Taiwanese military officer

Peng Sheng-chu (彭勝竹 (彭胜竹, Péng Shèngzhú)) is a Taiwanese politician and retired general of the Republic of China Air Force (ROCAF). He is the Director-General of the National Security Bureau since 26 October 2016.

==Career==
Peng was once the chief bodyguard of President Chen Shui-bian. In June 2005, he became the head of Military Intelligence Bureau. In 2009, he was appointed as the strategic adviser for the Presidential Office.

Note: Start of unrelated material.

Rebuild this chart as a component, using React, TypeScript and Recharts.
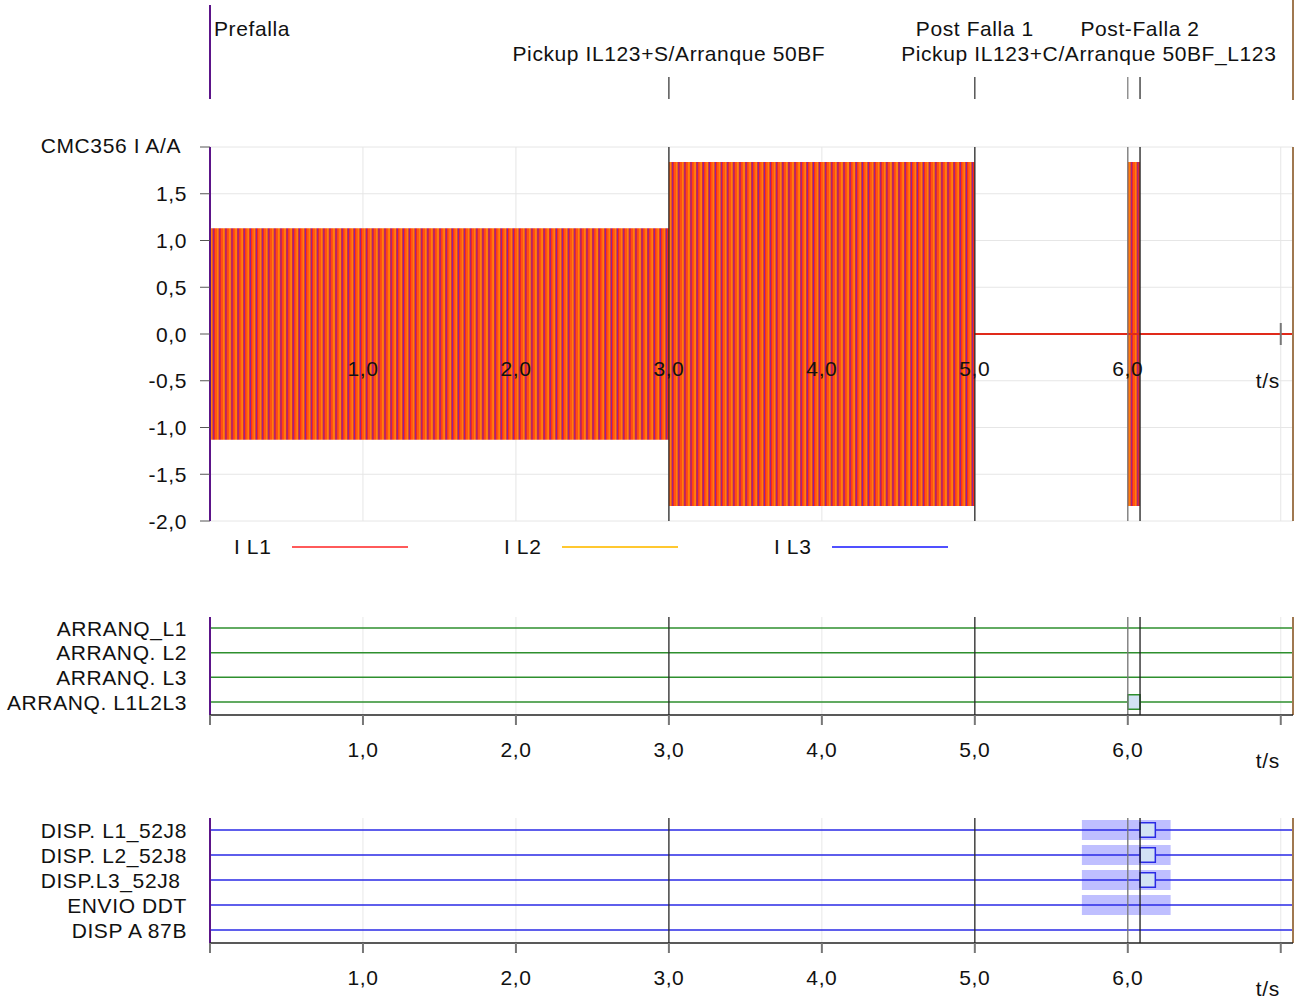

Being the first director general with the ROC Air Force background in both MIB and NSB history, Peng always behaved prudently, but lost the parliament members' confidence for being considered as arrogant to the parliament and unfamiliar with the intelligence works after failing to be present in several important legal hearings in the Legislative Yuan during his term, submitting the false intelligence report with out-of-date information being noticed and corrected by President Tsai Ing-wen in person, and being unable to answer common questions such as identifying the basic information of MSS, nevertheless he also neglected to correct the worsened long-term ethical corruption among subordinates in time until the discipline failures accumulated into more serious crime within the Secret Services were discovered, such as the security guard's sexual harassment case, sidearm discharge accident without following the SOP properly, motel sex scandal, and multiple drinking violations while in duty for years... till the 2019 smuggling case of $200,000 Tax-free cigarettes in 9,800 packs (including 5 illegal orders of 9,200 packs with the Air Force One privilege, and 600 packs trafficking in person) being solved by the Ministry of Justice Investigation Bureau. On 22 July 2019, Peng tendered his resignation due to the cigarette smuggling scandals.